Había una vez una niña pequeña llamada Anita, que tenía 3 añitos y una familia muy grande y unida. Vivía con su mamá, su papá, sus abuelos y hasta sus tíos, que siempre la cuidaban con mucho amor.
Cuando Anita se resfriaba, su mamá la abrazaba, le preparaba sopita caliente y la llevaba al doctor. Si se caía jugando, su papá la levantaba y le secaba las lágrimas. Los fines de semana, sus abuelos le leían cuentos y le hacían galletas con forma de estrellas. Anita se sentía muy querida.
Pero en la misma calle vivía Jorge, un niño de su misma edad, que solo tenía a su papá. Y aunque su papá lo quería mucho, trabajaba todo el día para poder darle comida y un hogar. A veces, Jorge se sentía solo porque no había nadie que lo ayudara con sus tareas, lo llevara al médico cuando estaba enfermo o lo acompañara a jugar.
Un día, Anita vio a Jorge sentado solo en el parque, mirando cómo otros niños jugaban con sus papás. Se acercó y le preguntó:
—¿Quieres jugar conmigo?
Jorge sonrió y asintió. Mientras saltaban en los columpios, Anita notó que Jorge tenía hambre, porque su papá no había tenido tiempo de prepararle lonche. Sin pensarlo dos veces, Anita lo invitó a su casa.
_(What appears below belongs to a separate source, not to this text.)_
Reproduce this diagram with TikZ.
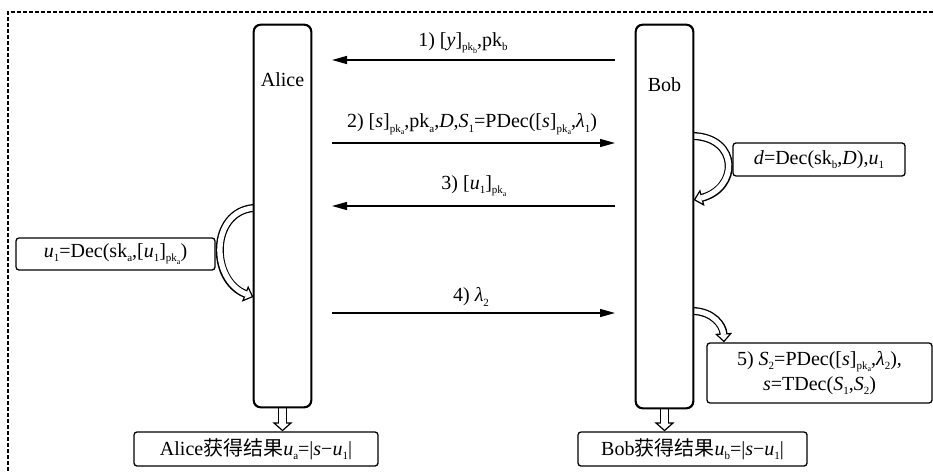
\documentclass[tikz,border=0pt]{standalone}
\usepackage{fontspec}
\setmainfont{Liberation Serif}
\newfontfamily\cjk{Noto Sans CJK SC}
\usetikzlibrary{arrows.meta}
\newcommand\sbs[1]{\raisebox{-0.22em}{\fontsize{11}{11}\selectfont #1}}
\newcommand\ssbs[1]{\raisebox{-0.2em}{\fontsize{8}{8}\selectfont #1}}
\newcommand\hollowpath[4]{%
  \draw[line width=#1,-{Triangle[open,fill=white,length=9pt,width=#3,line width=1.2pt]}] #4;
  \draw[line width=#2,white,shorten >=7.5pt] #4;}
\begin{document}
\begin{tikzpicture}[x=1pt,y=-1pt,
  every node/.style={font=\fontsize{20}{24}\selectfont, inner sep=0pt},
  lane/.style={draw, line width=1.3pt, rounded corners=7pt, minimum width=57pt},
  infobox/.style={draw, line width=1.3pt, rounded corners=3pt, align=center},
  msg/.style={line width=1.3pt, -{Triangle[length=15pt,width=8pt]}},
  frame/.style={line width=1.2pt, dash pattern=on 4pt off 2pt}]
\useasboundingbox (0,0) rectangle (933,471);
\draw[frame] (8,471) -- (8,12) -- (933,12);

% named coordinates for message ends
\coordinate (m1s) at (615,60);  \coordinate (m1e) at (332,60);
\coordinate (m2s) at (332,143); \coordinate (m2e) at (615,143);
\coordinate (m3s) at (615,206); \coordinate (m3e) at (332,206);
\coordinate (m4s) at (332,313); \coordinate (m4e) at (615,313);

% boxes (positions)
\node[lane, minimum height=382pt] (alice) at (282.5,216) {};
\node[lane, minimum height=383pt] (bob) at (664.5,216.5) {};
\node (alicelbl) at (282.5,80) {Alice};
\node (boblbl) at (664.5,85) {Bob};

\node[infobox, minimum width=172pt, minimum height=33pt] (dbox) at (819,159.5)
  {\textit{d}=Dec(sk\sbs{b},\textit{D}),\textit{u}\sbs{1}};
\node[infobox, minimum width=199pt, minimum height=32pt] (ubox) at (115.5,254)
  {\textit{u}\sbs{1}=Dec(sk\sbs{a},[\textit{u}\sbs{1}]\sbs{pk\ssbs{a}})};
\node[infobox, minimum width=225pt, minimum height=60pt] (sbox) at (819.5,373)
  {5) \textit{S}\sbs{2}=PDec([\textit{s}]\sbs{pk\ssbs{a}},\textit{λ}\sbs{2}),\\[1pt]
   \textit{s}=TDec(\textit{S}\sbs{1},\textit{S}\sbs{2})};
\node[infobox, minimum width=244pt, minimum height=34pt] (ares) at (256,449)
  {Alice{\cjk 获得结果}\textit{u}\sbs{a}=|\textit{s}−\textit{u}\sbs{1}|};
\node[infobox, minimum width=229pt, minimum height=34pt] (bres) at (692.5,449)
  {Bob{\cjk 获得结果}\textit{u}\sbs{b}=|\textit{s}−\textit{u}\sbs{1}|};

% messages
\draw[msg] (m1s) -- (m1e);
\draw[msg] (m2s) -- (m2e);
\draw[msg] (m3s) -- (m3e);
\draw[msg] (m4s) -- (m4e);
\node (l1) at (463,43) {1) [\textit{y}]\sbs{pk\ssbs{b}},pk\sbs{b}};
\node (l2) at (472,124) {2) [\textit{s}]\sbs{pk\ssbs{a}},pk\sbs{a},\textit{D},\textit{S}\sbs{1}=PDec([\textit{s}]\sbs{pk\ssbs{a}},\textit{λ}\sbs{1})};
\node (l3) at (474,186) {3) [\textit{u}\sbs{1}]\sbs{pk\ssbs{a}}};
\node (l4) at (471,297) {4) \textit{λ}\sbs{2}};

% hollow arrows
\hollowpath{8pt}{5.4pt}{17pt}{(alice.west |- 0,208) .. controls (210,212) and (210,280) .. (alice.west |- 0,297)}
\hollowpath{8pt}{5.4pt}{17pt}{(bob.east |- 0,136) .. controls (739,138) and (739,188) .. (bob.east |- 0,200)}
\hollowpath{8pt}{5.4pt}{17pt}{(bob.east |- 0,311) .. controls (713,312) and (723,325) .. (sbox.north -| 724,0)}
\hollowpath{9pt}{6.6pt}{20pt}{(alice.south) -- (ares.north -| alice.south)}
\hollowpath{9pt}{6.6pt}{20pt}{(bob.south) -- (bres.north -| bob.south)}

% redraw lane borders over arrow starts
\draw[line width=1.3pt, rounded corners=7pt] (alice.south west) rectangle (alice.north east);
\draw[line width=1.3pt, rounded corners=7pt] (bob.south west) rectangle (bob.north east);
\end{tikzpicture}
\end{document}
—¡Mamá! —dijo Anita—. ¿Le podemos dar galletas a Jorge?
La mamá de Anita, al verlo tan calladito, le sirvió leche caliente y un plato lleno de galletas. Mientras comían, Jorge les contó que su papá trabajaba mucho y que a veces él se sentía triste porque no tenía a nadie más.
La familia de Anita lo escuchó con cariño y, desde ese día, decidieron ayudar a Jorge y a su papá. Los abuelos lo invitaban a merendar, los tíos lo llevaban al parque y Anita siempre lo incluía en sus juegos. Hasta le enseñaron a su papá a preparar comidas rápidas para que Jorge no pasara hambre.
Con el tiempo, el papá de Jorge se sintió menos cansado, porque ahora tenía una gran familia extendida que los apoyaba. Y Jorge, aunque seguía viviendo solo con su papá, ya no se sentía solo.